## Wednesday, January 23, 2013

### A Games Class, take Three!

Ahhh, a new year and a new semester!

There's plenty to talk about, but I'd like to begin with a success relevant to teaching.  I am teaching yet another CGT class.  Previously I've taught a Math/CS elective and a first-year seminar to college undergraduates.  This time I am teaching an honors seminar and so far things are going quite well.  I changed my teaching strategy a bit. We'll see how it pans out.

We're in the third week and so far I haven't touched the book at all.  We've done nothing in class but play games and take notice of a few interesting aspects that come up.  I give them some challenges and let them puzzle through things.  I ask lots of questions and have been very pleased with the answers and ideas they're coming up with.
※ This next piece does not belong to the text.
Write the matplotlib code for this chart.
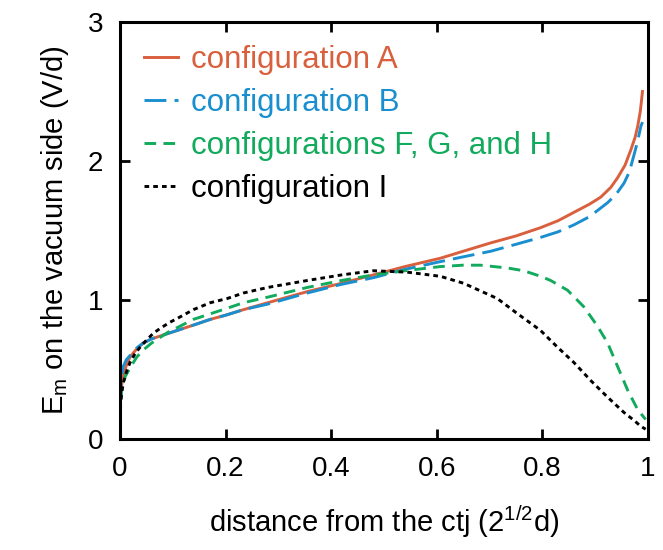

My goal is to instill motivation.  These are undergraduates, many with a non-math/cs/science background.  They are probably taking this class because it sounds fun (and it is worth Math credit).  Not only will I keep the class fun, by the end, I want them to be constantly asking me: "When are we going to learn how to play this game well?"

Or, even better: "When are we going to learn how to play sums of XXXX and YYYY well?"

The point is that while I can expect them to be motivated to play games and learn new games, I also want them to get a glimpse of how the more advanced material will become relevant to game play.  Perhaps then they'll be dive in to learning that as well.

I've rarely talked about hot games here, which is regrettable.  If you want to use CGT to play games well, determining the temperature of your summands is a vital aspect.  If you want to make the correct play on the sum of a Domineering game and a Clobber game, which of the two should you evaluate first?

We have seen just a few values, but today we'll actually delve into game trees and the "set notation" for positions.  Very soon we'll hit the fundamental theorem and take off from there.